Take every line where the string "matplotlib" appears and copy it.

------------------------------------------------------------------------

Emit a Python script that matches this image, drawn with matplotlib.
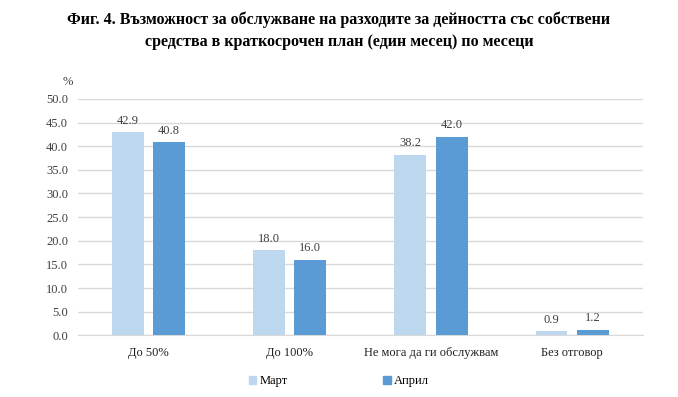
import matplotlib.pyplot as plt
import numpy as np
from matplotlib.patches import Patch

plt.rcParams["font.family"] = ["Liberation Serif", "DejaVu Serif"]

CATEGORIES = ["До 50%", "До 100%", "Не мога да ги обслужвам", "Без отговор"]
MARCH = [42.9, 18.0, 38.2, 0.9]
APRIL = [40.8, 16.0, 42.0, 1.2]
SERIES_NAMES = ["Март", "Април"]
YTICKS = [0, 5, 10, 15, 20, 25, 30, 35, 40, 45, 50]

COLORS = ["#BDD7EE", "#5B9BD5"]
TITLE = ("Фиг. 4. Възможност за обслужване на разходите за дейността със собствени\n"
         "средства в краткосрочен план (един месец) по месеци")

fig = plt.figure(figsize=(6.78, 3.97), dpi=100)
ax = fig.add_axes([0.115, 0.155, 0.833, 0.596])

x = np.arange(len(CATEGORIES))
width = 0.226
offset = 0.146
for vals, col, sign in [(MARCH, COLORS[0], -1), (APRIL, COLORS[1], 1)]:
    bars = ax.bar(x + sign * offset, vals, width=width, color=col, zorder=3)
    for b, v in zip(bars, vals):
        ax.text(b.get_x() + b.get_width() / 2, v + 1.2, f"{v:.1f}",
                ha="center", va="bottom", fontsize=9, color="#404040")

ax.set_xlim(-0.5, len(CATEGORIES) - 0.5)
ax.set_ylim(0, 50)
ax.set_yticks(YTICKS)
ax.set_yticklabels([f"{t:.1f}" for t in YTICKS], fontsize=9, color="#404040")
ax.set_xticks(x)
ax.set_xticklabels(CATEGORIES, fontsize=9, color="#202020")
ax.tick_params(length=0, pad=7)
ax.tick_params(axis="x", pad=8)
ax.grid(axis="y", color="#d9d9d9", lw=1, zorder=0)
for s in ["top", "right", "left"]:
    ax.spines[s].set_visible(False)
ax.spines["bottom"].set_color("#d9d9d9")

fig.text(0.093, 0.785, "%", fontsize=9, color="#404040")
fig.suptitle(TITLE, y=0.972, fontsize=11.5, fontweight="bold", linespacing=1.55)

handles = [Patch(color=c) for c in COLORS]
fig.legend(handles, SERIES_NAMES, loc="center", bbox_to_anchor=(0.5, 0.04),
           ncol=2, frameon=False, fontsize=9, handlelength=0.6, handleheight=0.6,
           handletextpad=0.3, columnspacing=7.6)

fig.savefig("out.png", dpi=100)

------------------------------------------------------------------------

**SOLUTION TO THE EXERCISE:**
Emit a Python script that matches this image, drawn with matplotlib.
import matplotlib.pyplot as plt
from matplotlib.patches import Patch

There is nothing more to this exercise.